La dynamique conquérante des populismes, particulièrement en Europe, est le symptôme d’un problème démocratique. Elle reflète ce phénomène considérable de l’antipolitique qui est à la fois le rejet de toute politique et l’aspiration à une autre forme de régime.
Après l’ère de la démocratie des partis et des parlements au sortir de la guerre, puis au tournant du siècle, la démocratie du public, marquée par le déclin des cultures politiques traditionnelles, le recul des grands partis et la personnalisation du pouvoir, sa présidentialisation et sa médiatisation, nous entrons dans une nouvelle ère, qu’IIvo Diamanti et Marc Lazar appellent la « peuplecratie ».

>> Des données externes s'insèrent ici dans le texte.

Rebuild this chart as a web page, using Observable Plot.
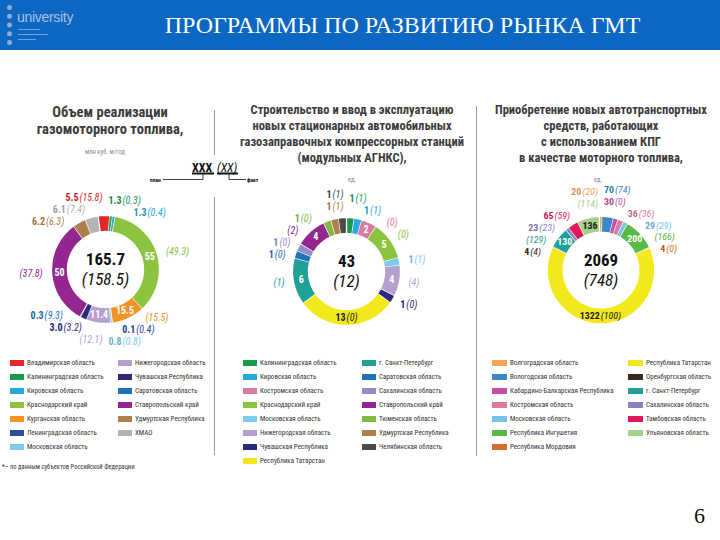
<!DOCTYPE html>
<html><head><meta charset="utf-8">
<script src="https://cdn.jsdelivr.net/npm/d3@7"></script>
<script src="https://cdn.jsdelivr.net/npm/@observablehq/plot@0.6"></script>
<style>
body{margin:0;background:#fff;}
#page{position:relative;width:720px;height:540px;overflow:hidden;background:#fff;
 font-family:"Liberation Sans Narrow","Roboto Condensed","DejaVu Sans Condensed","Arial Narrow","Liberation Sans",sans-serif;}
#header{position:absolute;left:0;top:0;width:720px;height:50px;background:#0b67c2;}
#title{position:absolute;left:85px;width:635px;top:0;height:50px;line-height:50px;text-align:center;color:#fff;
 font-family:"Liberation Serif","DejaVu Serif",serif;font-size:24px;white-space:nowrap;}
#logo-dots{position:absolute;left:7px;top:5px;width:0;height:40px;border-left:5px dotted #8eabd8;}
#logo-text{position:absolute;left:17px;top:9px;font-family:"Liberation Sans",sans-serif;font-size:14px;color:#a9c0e4;letter-spacing:-0.3px;}
.logo-line{position:absolute;left:18px;height:1px;background:#7f9fd3;}
.ctitle{position:absolute;text-align:center;font-weight:bold;color:#3b3b3b;white-space:nowrap;}
.unit{position:absolute;font-size:6.5px;color:#8a8a8a;text-align:center;}
.sep{position:absolute;width:0;border-left:1px solid #9a9a9a;}
.lg{position:absolute;font-size:7px;color:#333;white-space:nowrap;line-height:8px;}
.sw{position:absolute;height:6px;}
.donut{position:absolute;}
#pnum{position:absolute;left:694px;top:503px;font-family:"Liberation Serif","DejaVu Serif",serif;font-size:22px;color:#111;}
#foot{position:absolute;left:2px;top:463px;font-size:6.5px;color:#333;white-space:nowrap;}
</style>
</head><body>
<div id="page">
 <div id="header">
  <div id="logo-dots"></div>
  <div id="logo-text">university</div>
  <div class="logo-line" style="top:29px;width:22px"></div>
  <div class="logo-line" style="top:34px;width:30px"></div>
  <div class="logo-line" style="top:39px;width:18px"></div>
  <div id="title">ПРОГРАММЫ ПО РАЗВИТИЮ РЫНКА ГМТ</div>
 </div>
 <div class="ctitle" style="left:10px;width:200px;top:104px;font-size:14.5px;line-height:17px;">Объем реализации<br>газомоторного топлива,</div>
 <div class="unit" style="left:55px;width:100px;top:148px;">млн куб. м/год</div>
 <div class="ctitle" style="left:232px;width:240px;top:102px;font-size:12.5px;line-height:16px;">Строительство и ввод в эксплуатацию<br>новых стационарных автомобильных<br>газозаправочных компрессорных станций<br>(модульных АГНКС),</div>
 <div class="unit" style="left:302px;width:100px;top:176px;">ед.</div>
 <div class="ctitle" style="left:481px;width:240px;top:102px;font-size:12.5px;line-height:16px;">Приобретение новых автотранспортных<br>средств, работающих<br>с использованием КПГ<br>в качестве моторного топлива,</div>
 <div class="unit" style="left:548px;width:100px;top:176px;">ед.</div>
 <div class="sep" style="left:214px;top:110px;height:45px;"></div>
 <div class="sep" style="left:214px;top:197px;height:258px;"></div>
 <div class="sep" style="left:476px;top:106px;height:350px;"></div>
 <svg style="position:absolute;left:0;top:0;" width="720" height="540" id="key">
  <g font-family="Liberation Sans Narrow, Roboto Condensed, Arial Narrow, Liberation Sans, sans-serif" fill="#111">
   <text x="192" y="171.5" font-size="12" font-weight="bold">XXX</text>
   <text x="217" y="171.5" font-size="12" font-style="italic">(XX)</text>
   <line x1="192" y1="173.5" x2="214" y2="173.5" stroke="#111" stroke-width="2"/>
   <line x1="217" y1="173.5" x2="238" y2="173.5" stroke="#111" stroke-width="2"/>
   <polyline points="203,174 203,179.5 163,179.5" fill="none" stroke="#111" stroke-width="0.8"/>
   <polyline points="229,174 229,179.5 246,179.5" fill="none" stroke="#111" stroke-width="0.8"/>
   <text x="150" y="181.5" font-size="5.5" font-weight="bold">план</text>
   <text x="247" y="181.5" font-size="5.5" font-weight="bold">факт</text>
  </g>
 </svg>
 <div id="d1" class="donut"></div>
 <div id="d2" class="donut"></div>
 <div id="d3" class="donut"></div>
 <div id="lg1"></div><div id="lg2"></div><div id="lg3"></div>
 <div id="foot">*– по данным субъектов Российской Федерации</div>
 <div id="pnum">6</div>
</div>
<script>
// ---------- DATA ----------
// Chart 1: объем реализации газомоторного топлива, млн куб. м/год — план (факт)
const c1Regions = ["Владимирская область","Калининградская область","Кировская область","Краснодарский край","Курганская область","Ленинградская область","Московская область","Нижегородская область","Чувашская Республика","Саратовская область","Ставропольский край","Удмуртская Республика","ХМАО"];
const c1Colors = ["#e2262a","#1a9a4b","#2aa7de","#8cc43f","#f39325","#2b4c9b","#7ccbed","#b69fce","#2b2a7a","#1d72b8","#93278f","#ae7f4c","#b3b3b3"];
const c1Plan = [5.5,1.3,1.3,55,15.5,0.1,0.8,11.4,3.0,0.3,50,6.2,6.1];
const c1Fact = [15.8,0.3,0.4,49.3,15.5,0.4,0.8,12.1,3.2,9.3,37.8,6.3,7.4];
const c1Total = "165.7", c1TotalFact = "158.5";

// Chart 2: АГНКС, ед. — план (факт)
const c2Regions = ["Калининградская область","Кировская область","Костромская область","Краснодарский край","Московская область","Нижегородская область","Чувашская Республика","Республика Татарстан","г. Санкт-Петербург","Саратовская область","Сахалинская область","Ставропольский край","Тюменская область","Удмуртская Республика","Челябинская область"];
const c2Colors = ["#1a9a4b","#2aa7de","#d97aa0","#8cc43f","#7ccbed","#b69fce","#2b2a7a","#f2e81c","#1fa197","#1d72b8","#8f8ec8","#93278f","#85b843","#ae7f4c","#4a4a4a"];
const c2Plan = [1,1,2,5,1,4,1,13,6,1,1,4,1,1,1];
const c2Fact = [1,1,0,0,1,4,0,0,1,0,0,2,0,1,1];
const c2Total = "43", c2TotalFact = "12";

// Chart 3: новые автотранспортные средства на КПГ, ед. — план (факт)
const c3Regions = ["Волгоградская область","Вологодская область","Кабардино-Балкарская Республика","Костромская область","Московская область","Республика Ингушетия","Республика Мордовия","Республика Татарстан","Оренбургская область","г. Санкт-Петербург","Сахалинская область","Тамбовская область","Ульяновская область"];
const c3Colors = ["#f7a35b","#3a87c9","#c84ea5","#d97aa0","#74c3e8","#58b947","#d66d27","#f2e81c","#3b2a1d","#1fa197","#8784c4","#e0195b","#a6d18b"];
const c3Plan = [20,70,30,36,29,200,4,1322,4,130,23,65,136];
const c3Fact = [20,74,0,36,29,166,0,100,4,129,23,59,114];
const c3Total = "2069", c3TotalFact = "748";

// ---------- DRAWING ----------
const FF = '"Liberation Sans Narrow","Roboto Condensed","DejaVu Sans Condensed","Arial Narrow","Liberation Sans",sans-serif';
const W = 240, H = 180, R = 54, RIN = 38, RL = 63, GAP = 12, MINX = 3, LFS = 10;
const ctx = document.createElement("canvas").getContext("2d");
function measure(t, style){ ctx.font = style + " " + LFS + "px " + FF; return ctx.measureText(t).width; }
function lum(c){ const q = d3.rgb(c); const f = v => { v/=255; return v<=0.03928 ? v/12.92 : Math.pow((v+0.055)/1.055,2.4); }; return 0.2126*f(q.r)+0.7152*f(q.g)+0.0722*f(q.b); }
const rad = a => a*Math.PI/180;

function donut(el, cfg){
  const {plan, fact, colors, fmt, start, total, totalFact, centerSize} = cfg;
  const sum = d3.sum(plan);
  let acc = start;
  const segs = plan.map((v,i) => { const a0 = acc, a1 = acc + v/sum*360; acc = a1;
    return {i, color: colors[i], plan: v, fact: fact[i], a0, a1, mid: (a0+a1)/2, span: a1-a0}; });
  const ring = [];
  segs.forEach(s => {
    const n = Math.max(2, Math.ceil(s.span/1.5));
    for (let k=0;k<=n;k++){ const a = rad(s.a0 + s.span*k/n); ring.push({id:s.i, color:s.color, x:R*Math.sin(a), y:-R*Math.cos(a)}); }
    for (let k=n;k>=0;k--){ const a = rad(s.a0 + s.span*k/n); ring.push({id:s.i, color:s.color, x:RIN*Math.sin(a), y:-RIN*Math.cos(a)}); }
  });
  const pRows = [], fRows = [];
  function place(x, y, anchor, p, f, cp, cf){
    const wP = p ? measure(p, "bold") : 0, wF = f ? measure(f, "italic") : 0, g = (p && f) ? 1 : 0;
    let xp;
    if (anchor === "start") xp = x; else if (anchor === "end") xp = x - wF - g - wP; else xp = x - (wP+g+wF)/2;
    if (p) pRows.push({x: xp, y, t: p, c: cp});
    if (f) fRows.push({x: xp + wP + g, y, t: f, c: cf});
  }
  const outside = [];
  segs.forEach(s => {
    const dark = lum(s.color) > 0.5;
    const p = fmt(s.plan), f = "(" + fmt(s.fact) + ")";
    if (s.span >= 15){
      const a = rad(s.mid), rm = (R+RIN)/2;
      const both = dark && s.span > 60;
      const tc = dark ? "#1a1a1a" : "#ffffff";
      place(rm*Math.sin(a), -rm*Math.cos(a), "middle", p, both ? f : "", tc, tc);
      if (!both) outside.push({s, p: "", f});
    } else outside.push({s, p, f});
  });
  outside.forEach(o => { const a = rad(o.s.mid); o.side = Math.sin(a) >= 0 ? 1 : -1; o.y = -RL*Math.cos(a); });
  [1,-1].forEach(side => {
    const items = outside.filter(o => o.side === side).sort((a,b) => a.y - b.y);
    for (let it=0; it<400; it++){
      let moved = false;
      for (let j=0;j<items.length-1;j++){
        const d = items[j+1].y - items[j].y;
        if (d < GAP - 0.01){ const m = (GAP-d)/2; items[j].y -= m; items[j+1].y += m; moved = true; }
      }
      if (!moved) break;
    }
    items.forEach(o => {
      const x = side*Math.max(MINX, Math.sqrt(Math.max(0, RL*RL - o.y*o.y)));
      const cp = d3.color(o.s.color).darker(0.35).formatHex();
      place(x, o.y, side > 0 ? "start" : "end", o.p, o.f, cp, o.s.color);
    });
  });
  const chart = Plot.plot({
    width: W, height: H, margin: 0,
    x: {domain: [-W/2, W/2], range: [0, W], axis: null},
    y: {domain: [-H/2, H/2], range: [0, H], axis: null},
    style: {fontFamily: FF, background: "transparent", overflow: "visible"},
    marks: [
      Plot.line(ring, {x: "x", y: "y", z: "id", fill: "color", stroke: "#ffffff", strokeWidth: 1.3, curve: "linear"}),
      Plot.text(pRows, {x: "x", y: "y", text: "t", fill: "c", textAnchor: "start", fontWeight: "bold", fontSize: LFS}),
      Plot.text(fRows, {x: "x", y: "y", text: "t", fill: "c", textAnchor: "start", fontStyle: "italic", fontSize: LFS}),
      Plot.text([total], {frameAnchor: "middle", dy: -10, fontSize: centerSize, fontWeight: "bold", fill: "#111"}),
      Plot.text(["(" + totalFact + ")"], {frameAnchor: "middle", dy: 10, fontSize: centerSize, fontStyle: "italic", fill: "#111"})
    ]
  });
  el.appendChild(chart);
}

function legend(el, names, colors, split, x1, x2, swW){
  names.forEach((n, i) => {
    const col = i < split ? 0 : 1, row = col ? i - split : i;
    const x = col ? x2 : x1, y = 363 + row*14;
    const sw = document.createElement("div"); sw.className = "sw";
    sw.style.cssText = `left:${x}px;top:${y-3}px;width:${swW}px;background:${colors[i]}`;
    const tx = document.createElement("div"); tx.className = "lg";
    tx.style.cssText = `left:${x+swW+3}px;top:${y-4}px;`; tx.textContent = n;
    el.appendChild(sw); el.appendChild(tx);
  });
}

const fmt1 = v => (Number.isInteger(v) && v >= 10) ? String(v) : v.toFixed(1);
const fmtI = v => String(v);
function pos(id, cx, cy){ const e = document.getElementById(id); e.style.left = (cx - W/2) + "px"; e.style.top = (cy - H/2) + "px"; return e; }

donut(pos("d1", 105, 269), {plan: c1Plan, fact: c1Fact, colors: c1Colors, fmt: fmt1, start: -8, total: c1Total, totalFact: c1TotalFact, centerSize: 17});
donut(pos("d2", 346, 271), {plan: c2Plan, fact: c2Fact, colors: c2Colors, fmt: fmtI, start: 0, total: c2Total, totalFact: c2TotalFact, centerSize: 17});
donut(pos("d3", 601, 270), {plan: c3Plan, fact: c3Fact, colors: c3Colors, fmt: fmtI, start: -2, total: c3Total, totalFact: c3TotalFact, centerSize: 17});

legend(document.getElementById("lg1"), c1Regions, c1Colors, 7, 10, 118, 14);
legend(document.getElementById("lg2"), c2Regions, c2Colors, 8, 243, 362, 14);
legend(document.getElementById("lg3"), c3Regions, c3Colors, 7, 492, 628, 15);
</script>
</body></html>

La peuplecratie résulte d’un double processus. D’une part, l’ascension des mouvements et partis populistes ; de l’autre, par effet de contamination, la modification des fondements de nos démocraties. Les populistes sacralisent le peuple souverain dans le même temps où ils s’attaquent aux représentants politiques et se livrent à une critique radicale des formes institutionnelles organisant cette même souveraineté populaire. Le peuple est systématiquement valorisé en tant qu’entité homogène, porteur de vérité et considéré comme fondamentalement bon, par opposition aux élites supposées sans racines nationales. Cet antagonisme, à l’heure de la prise immédiate de parole numérique, donne une nouvelle vigueur et une tout autre dimension à la vieille idée de l’expression directe, voire référendaire, de l’opinion vraie des ‘vraies gens’. Ainsi est altérée la signification de la démocratie en tendant à récuser la représentation et les contre-pouvoirs ; ainsi est favorisée la montée en puissance des figures, pour le moins autoritaires, de l’incarnation.
Cet ouvrage, qui a eu en Italie un formidable écho, réfléchit à partir de la France et de l’Italie à l’émergence sous nos yeux de la peuplecratie.